Guide to copyrights.Wednesday, June 24, 2015
I work in an industry where I am pretty dang particular about copyrights, but what I cannot stand is when people don't respect what we do and take everything for granted. You can see photos of myself being shared all over the net without permission, you can see people grabbing each other's photos without crediting. Yes, that is an offence, but ultimately, who are you to blame other people for grabbing what's your's when you don't even mark your name on it?
So to counter such unethical people, some genius of a human decided to create this thing called the, "watermark".
I guess most humans don't quite get what it means so I shall spare a minute of my time explaining.
"Watermark", is basically an overlay that you place over your own artworks/photos to mark that it is your's. Just like how your teacher always tells you to "PLEASE WRITE YOUR NAME ON YOUR WORKSHEET." Do I need to explain more?
Some photographers probably don't understand that "Watermark" actually exists..... Okay, they are probably super new to the industry, so I shall forgive and let live. But what infuriates me more is when they decides to claim legal fees when they are the ones who did not credit their own products. My bad because I forgot all about crediting, but you know how a casual email to remind me could appease everything rather than sending a threat to claim your big name?
Photographers these days need to know that if they want to establish themselves as professionals, please learn to work like a professional. Not everyone with a camera is a photographer. Not everyone who takes photo is a photographer. And not everyone who knows what is a camera is a photographer! Just because you have minimal knowledge on how a camera works, which I believe most people do, you know point and shoot that kind of shit(Most of your phones have camera these days anyway....), you are not a photographer.
Quality photos aside...
We all know how important a branding is to a brand isn't it? If you have that basic integrity to respect your career, you would have made sure your brand looks good enough to uphold your reputation. Okay let me put this in a simpler context.
What makes Nike, Nike?
Oh c'mon, we all know Nike's slogan and logo. Just do it ✓.

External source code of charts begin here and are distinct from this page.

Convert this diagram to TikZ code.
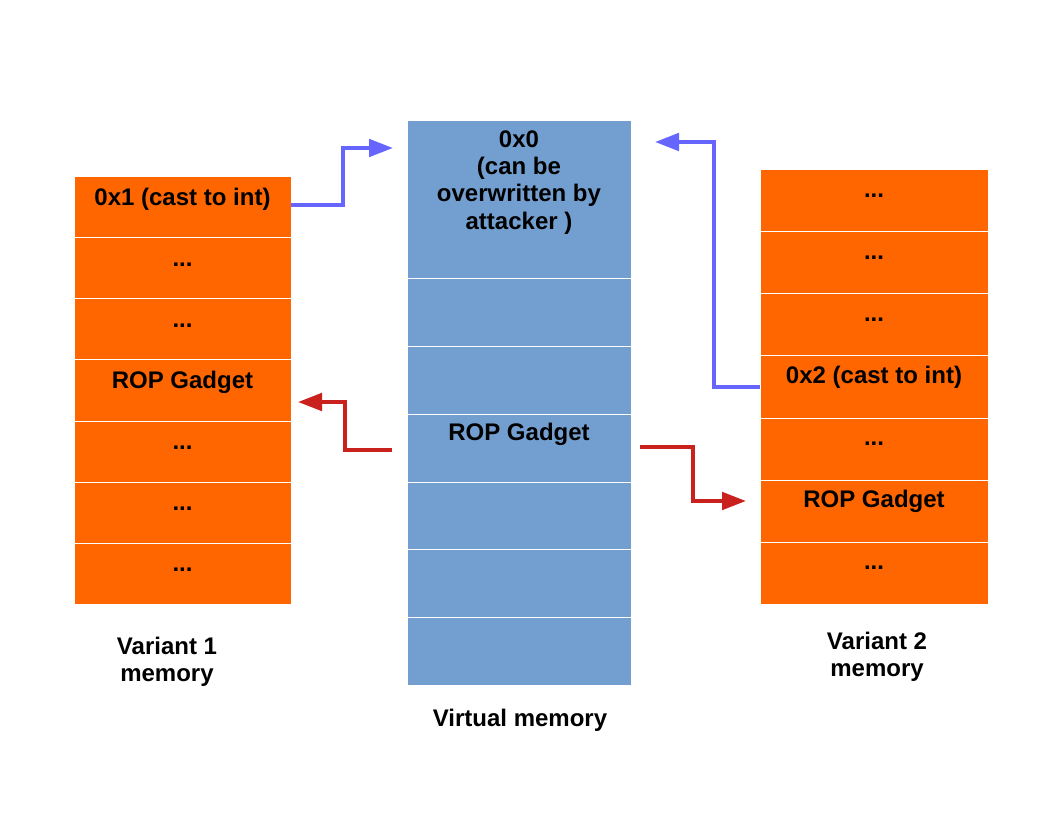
\documentclass[tikz,border=0pt]{standalone}
\usepackage{fontspec}
\setmainfont{Liberation Sans}
\usetikzlibrary{positioning,arrows.meta}
\definecolor{varorange}{HTML}{FF6600}
\definecolor{virtblue}{HTML}{729FCF}
\definecolor{ptrblue}{HTML}{6666FF}
\definecolor{gadred}{HTML}{C9211E}
\tikzset{memfont/.style={font=\fontsize{18}{20.5}\selectfont\bfseries}}
\tikzset{lcell/.style={memfont, draw=white, line width=0.75pt, fill=varorange, inner sep=0pt, outer sep=0pt, minimum width=162.75pt, minimum height=45.75pt, text height=21.5pt, text depth=24.25pt}}
\tikzset{rcell/.style={memfont, draw=white, line width=0.75pt, fill=varorange, inner sep=0pt, outer sep=0pt, minimum width=171pt, minimum height=46.5pt, text height=20.8pt, text depth=25.7pt}}
\tikzset{vcell/.style={memfont, draw=white, line width=0.75pt, fill=virtblue, inner sep=0pt, outer sep=0pt, minimum width=168pt, minimum height=50.75pt, text height=19.9pt, text depth=30.85pt}}
\tikzset{ptr/.style={-{Triangle[length=18pt,width=13pt]}, line width=3pt}}

\begin{document}
\begin{tikzpicture}[x=0.75pt, y=-0.75pt]
	\useasboundingbox (0,0) rectangle (1056,816);
	
	% variant 1
	\node[lcell, anchor=north west] (L1) at (74,177) {0x1 (cast to int)};
	\node[lcell] (L2) [below=0pt of L1] {...};
	\node[lcell] (L3) [below=0pt of L2] {...};
	\node[lcell] (L4) [below=0pt of L3] {ROP Gadget};
	\node[lcell] (L5) [below=0pt of L4] {...};
	\node[lcell] (L6) [below=0pt of L5] {...};
	\node[lcell] (L7) [below=0pt of L6] {...};
	
	% virtual memory
	\node[vcell, anchor=north west, minimum height=118.5pt, text height=19.6pt, text depth=98.9pt] (V1) at (407,121) {\begin{tabular}[t]{@{}c@{}}0x0\\(can be\\overwritten by\\attacker )\end{tabular}};
	\node[vcell] (V2) [below=0pt of V1] {};
	\node[vcell] (V3) [below=0pt of V2] {};
	\node[vcell] (V4) [below=0pt of V3] {ROP Gadget};
	\node[vcell] (V5) [below=0pt of V4] {};
	\node[vcell] (V6) [below=0pt of V5] {};
	\node[vcell] (V7) [below=0pt of V6] {};
	
	% variant 2
	\node[rcell, anchor=north west] (R1) at (760,170) {...};
	\node[rcell] (R2) [below=0pt of R1] {...};
	\node[rcell] (R3) [below=0pt of R2] {...};
	\node[rcell] (R4) [below=0pt of R3] {0x2 (cast to int)};
	\node[rcell] (R5) [below=0pt of R4] {...};
	\node[rcell] (R6) [below=0pt of R5] {ROP Gadget};
	\node[rcell] (R7) [below=0pt of R6] {...};
	
	\node[memfont, align=center] (var1) at (167,661.5) {Variant 1\\memory};
	\node[memfont] (virt) at (520,720) {Virtual memory};
	\node[memfont, align=center] (var2) at (877,657) {Variant 2\\memory};
	
	\coordinate (b1) at (393,148);
	\coordinate (b2) at (655,142);
	\coordinate (r1s) at (392,450);
	\coordinate (r1e) at (298,402);
	\coordinate (r2s) at (640,447);
	\coordinate (r2e) at (746,501);
	
	\draw[ptr, ptrblue] ([yshift=1.9pt]L1.east) -- ++(52,0) |- (b1);
	\draw[ptr, ptrblue] (R4.west) -- ++(-46,0) |- (b2);
	\draw[ptr, gadred] (r1s) -- ++(-47,0) |- (r1e);
	\draw[ptr, gadred] (r2s) -- ++(53,0) |- (r2e);
\end{tikzpicture}
\end{document}
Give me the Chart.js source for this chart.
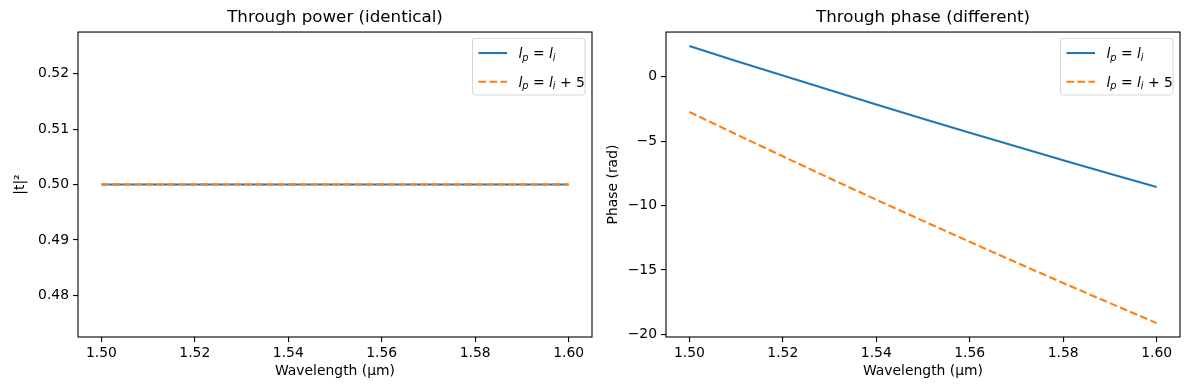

And why? Because Nike bothered to market their image and make themselves known to the world. The moment you see the logo, you know it's Nike. Same goes for every other branding in every other industry in this world.
You know Chanel is Chanel, because all of their products has a CC logo on it. You know Mont Blanc is Mont Blanc, because they have their classic 6 edge star(Actually a snowflake) logo on every single one of their products.
Rule of thumb: If you want people to know you, write your name.
The worst part? They're not even decent shots with proper post-production! You don't just point and shoot, and send photographs out in mass email and then claim you are a photographer. No bruh, that's not how the industry works. Please take pride in your job.
If you don't even take pride in your work enough to spend some time editing and watermarking your stuff, I don't see what rights you have to collect claims from people who uses the photos of them you took. Or should I put it this way..... Am I supposed to claim some legal fees from people for taking photos of me? Or should I collect some advertising fees because I showcased the photos they took on my blog? Does that level your brain up now?
Some photographers really need to know. If you don't watermark your own photos, you have zero rights to claim legal fees from anyone who uses your photographs. Especially when they are the subjects in your photographs. Not that I refuse to give credits, I am just really annoyed when someone threatens me with legal issues that doesn't make any damned sense.
Also, to fella bloggers... To prevent people from grabbing your photographs for their personal usage, watermarking what you take is essential.
I repeat; A rule of thumb: Always write your name on your worksheets.
Or at the very least, install some brains.